U.N. Middle East envoy Nickolay Mladenov pledged over the weekend to prevent Hamas, the terrorist group that rules the Gaza Strip, from using U.N. funds and facilities for terror purposes.
His remarks followed an appeal by Israeli Public Security Minister Gilad Erdan, which detailed how Hamas “is educating and training children in Gaza to carry out terrorist attacks by turning terrorists into role models.”
In the letter, the Israeli minister asked Mladenov to denounce Hamas’s “terrorism summer camps” in Gaza, saying that “it is imperative that the United Nations ensure that neither its funds nor its facilities are used to trample on children’s rights in any way.”

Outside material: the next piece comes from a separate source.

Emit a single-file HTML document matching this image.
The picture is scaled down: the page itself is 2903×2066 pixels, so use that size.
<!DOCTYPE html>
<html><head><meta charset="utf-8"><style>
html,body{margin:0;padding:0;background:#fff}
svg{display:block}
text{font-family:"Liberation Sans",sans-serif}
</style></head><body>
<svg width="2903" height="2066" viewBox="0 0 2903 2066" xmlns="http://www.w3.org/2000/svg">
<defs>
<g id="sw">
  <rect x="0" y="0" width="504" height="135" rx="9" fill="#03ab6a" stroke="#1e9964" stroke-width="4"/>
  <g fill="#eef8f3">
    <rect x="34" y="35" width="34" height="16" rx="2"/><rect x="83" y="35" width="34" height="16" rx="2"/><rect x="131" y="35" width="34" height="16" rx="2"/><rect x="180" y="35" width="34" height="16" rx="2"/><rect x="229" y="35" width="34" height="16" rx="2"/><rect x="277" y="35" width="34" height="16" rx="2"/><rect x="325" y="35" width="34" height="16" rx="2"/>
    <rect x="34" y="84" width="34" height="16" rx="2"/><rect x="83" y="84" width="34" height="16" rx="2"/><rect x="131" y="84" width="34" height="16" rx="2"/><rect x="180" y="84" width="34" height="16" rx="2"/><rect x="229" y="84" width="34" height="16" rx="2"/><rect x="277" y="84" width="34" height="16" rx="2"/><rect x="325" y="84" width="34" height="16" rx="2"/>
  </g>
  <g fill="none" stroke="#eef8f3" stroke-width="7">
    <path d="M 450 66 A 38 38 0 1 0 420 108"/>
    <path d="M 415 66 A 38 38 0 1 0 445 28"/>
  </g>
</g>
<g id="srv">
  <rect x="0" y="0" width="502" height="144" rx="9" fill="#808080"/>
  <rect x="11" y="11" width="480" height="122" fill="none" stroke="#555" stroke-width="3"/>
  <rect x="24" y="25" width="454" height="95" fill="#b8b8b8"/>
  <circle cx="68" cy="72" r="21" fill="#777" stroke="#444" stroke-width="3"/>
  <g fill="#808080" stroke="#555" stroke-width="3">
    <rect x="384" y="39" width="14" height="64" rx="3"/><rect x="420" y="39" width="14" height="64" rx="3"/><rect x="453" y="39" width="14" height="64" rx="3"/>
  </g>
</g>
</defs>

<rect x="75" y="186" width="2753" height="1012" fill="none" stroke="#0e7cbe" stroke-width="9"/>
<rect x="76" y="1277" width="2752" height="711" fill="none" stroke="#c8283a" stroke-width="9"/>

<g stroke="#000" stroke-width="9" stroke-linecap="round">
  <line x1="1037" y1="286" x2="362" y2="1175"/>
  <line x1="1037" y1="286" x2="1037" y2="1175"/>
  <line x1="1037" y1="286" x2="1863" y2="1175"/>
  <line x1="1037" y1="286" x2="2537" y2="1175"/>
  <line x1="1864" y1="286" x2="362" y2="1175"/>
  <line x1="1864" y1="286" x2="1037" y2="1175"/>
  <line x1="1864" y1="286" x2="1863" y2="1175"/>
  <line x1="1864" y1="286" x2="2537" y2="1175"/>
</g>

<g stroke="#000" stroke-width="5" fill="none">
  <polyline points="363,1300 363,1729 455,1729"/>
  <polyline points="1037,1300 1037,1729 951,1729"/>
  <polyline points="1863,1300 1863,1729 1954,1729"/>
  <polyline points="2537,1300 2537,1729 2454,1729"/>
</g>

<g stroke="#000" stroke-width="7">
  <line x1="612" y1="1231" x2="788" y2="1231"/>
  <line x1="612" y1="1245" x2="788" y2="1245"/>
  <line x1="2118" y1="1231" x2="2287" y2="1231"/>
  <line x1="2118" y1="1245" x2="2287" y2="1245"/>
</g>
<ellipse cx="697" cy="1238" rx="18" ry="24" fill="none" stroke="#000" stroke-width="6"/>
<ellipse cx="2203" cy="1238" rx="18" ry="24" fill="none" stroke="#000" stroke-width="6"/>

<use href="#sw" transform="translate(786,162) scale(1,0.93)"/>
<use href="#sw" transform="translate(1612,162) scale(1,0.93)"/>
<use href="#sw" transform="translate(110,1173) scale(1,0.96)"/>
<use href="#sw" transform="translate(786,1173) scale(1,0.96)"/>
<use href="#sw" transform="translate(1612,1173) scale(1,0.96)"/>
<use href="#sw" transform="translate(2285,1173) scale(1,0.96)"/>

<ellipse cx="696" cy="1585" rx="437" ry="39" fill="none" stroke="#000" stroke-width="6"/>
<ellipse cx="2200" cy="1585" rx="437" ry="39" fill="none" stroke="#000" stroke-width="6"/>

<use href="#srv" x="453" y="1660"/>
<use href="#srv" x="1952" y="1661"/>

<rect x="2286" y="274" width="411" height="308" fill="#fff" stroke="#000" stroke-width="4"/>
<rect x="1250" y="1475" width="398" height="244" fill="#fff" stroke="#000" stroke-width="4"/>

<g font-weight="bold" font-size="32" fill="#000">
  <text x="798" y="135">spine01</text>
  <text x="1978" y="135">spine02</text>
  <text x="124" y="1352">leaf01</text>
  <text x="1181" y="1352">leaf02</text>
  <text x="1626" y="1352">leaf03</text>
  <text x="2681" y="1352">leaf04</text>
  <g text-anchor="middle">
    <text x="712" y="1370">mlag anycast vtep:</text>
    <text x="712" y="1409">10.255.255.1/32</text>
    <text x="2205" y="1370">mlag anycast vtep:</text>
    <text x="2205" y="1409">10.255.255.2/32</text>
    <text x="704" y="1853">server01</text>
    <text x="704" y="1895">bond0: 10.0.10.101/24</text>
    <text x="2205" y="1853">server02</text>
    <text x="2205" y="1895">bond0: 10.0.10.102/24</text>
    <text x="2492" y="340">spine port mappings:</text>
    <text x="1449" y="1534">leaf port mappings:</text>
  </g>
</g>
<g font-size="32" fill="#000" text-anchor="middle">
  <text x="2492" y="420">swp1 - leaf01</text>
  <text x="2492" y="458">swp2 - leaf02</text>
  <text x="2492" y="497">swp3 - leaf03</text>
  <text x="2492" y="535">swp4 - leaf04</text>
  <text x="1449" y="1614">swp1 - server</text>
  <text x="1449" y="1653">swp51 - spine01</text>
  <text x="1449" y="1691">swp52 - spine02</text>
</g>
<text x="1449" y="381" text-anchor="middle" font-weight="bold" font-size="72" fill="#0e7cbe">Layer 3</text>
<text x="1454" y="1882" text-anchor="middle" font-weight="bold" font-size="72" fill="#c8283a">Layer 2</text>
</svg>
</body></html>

“If the U.N. wants to protect the children in Gaza,” Erdan wrote, “it must first and foremost protect them from Hamas.”
The United Nations took nearly a month to respond to the appeal.
“U.N. offices and organizations operating in the Gaza Strip share your concern that children should not be exposed to violence,” Mladenov noted in his reply. “The U.N. takes precautions to ensure that no U.N. infrastructure or funding is somehow linked to such actions.”
While the envoy reiterated the U.N.’s condemnation of “terrorism summer camps,” his reply did not single out Hamas, but rather simply noted that “children belong to schools, in their homes and on playgrounds, and they should not be encouraged to participate in violence of any kind.”
“The U.N. will not hesitate to demand that children’s rights be respected by all Gaza officials, including Hamas,” he wrote.